The Database Driven ATLAS Trigger Configuration System

This contribution describes the trigger selection configuration system of the ATLAS low- and high-level trigger (HLT) and the upgrades it received in preparation for LHC Run 2. The ATLAS trigger configuration system is responsible for applying the physics selection parameters for the online data taking at both trigger levels and the proper connection of the trigger lines across those levels. Here the low-level trigger consists of the already existing central trigger (CT) and the new Level-1 Topological trigger (L1Topo), which has been added for Run 2. In detail the tasks of the configuration system during the online data taking are Application of the selection criteria, e.g. energy cuts, minimum multiplicities, trigger object correlation, at the three trigger components L1Topo, CT, and HLT On-the-fly, e.g. rate-dependent, generation and application of prescale factors to the CT and HLT to adjust the trigger rates to the data taking conditions, such as falling luminosity or rate spikes in the detector readout Recording of the complete trigger configuration for any given point in time, for later use by data analysts The core of the trigger configuration system is an oracle database (TriggerDB), with a dedicated schema to reflect the L1Topo, CT, and HLT configuration needs. A java-based UI serves as the front-end to the TriggerDB for the trigger experts to store new and modify existing trigger configurations.
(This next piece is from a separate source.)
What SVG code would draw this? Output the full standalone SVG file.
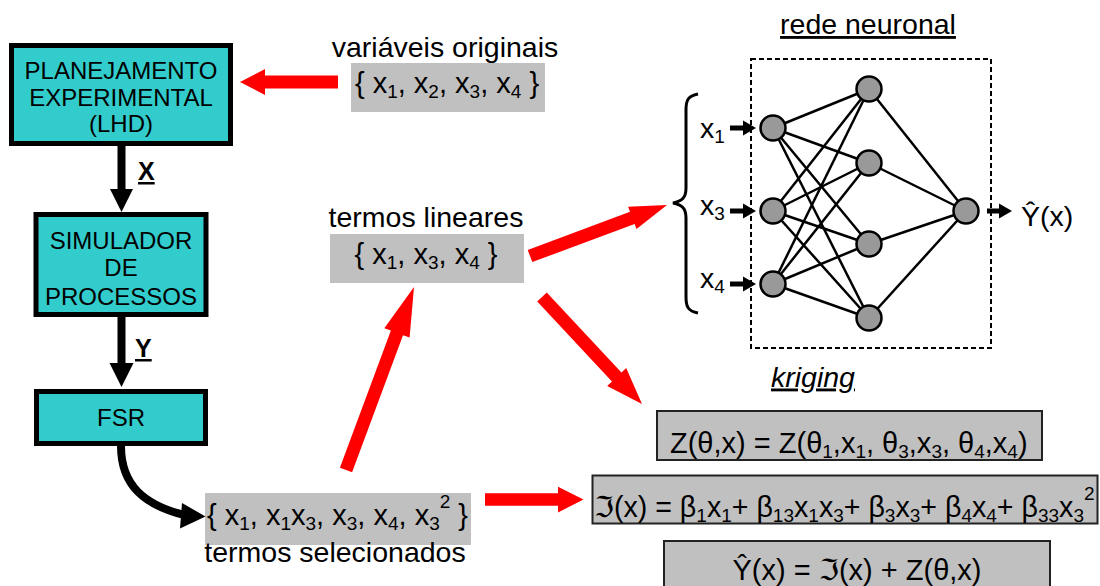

C++-based database reader software exists for the trigger clients to retrieve configurations from the database. Web interfaces exist to display the information to a large group of ATLAS members. With the vast amount of upgrades of the CT and HLT during the last two years, and the addition of the L1Topo, substantial changes to the database and software were necessary, which will be presented. Technical problems, such as the low-latency distribution of the configuration across the HLT computing farm and the synchronous application to the data will be addressed. Also the propagation of the trigger configuration database from the data-taking side to various ATLAS data reconstruction sites will be discussed, including a short description how the same trigger configuration mechanism is being used for ATLAS Monte Carlo simulation. New features such an automated luminosity tracking and prescale application system, which optimizes the ATLAS data taking efficiency, will also be shown.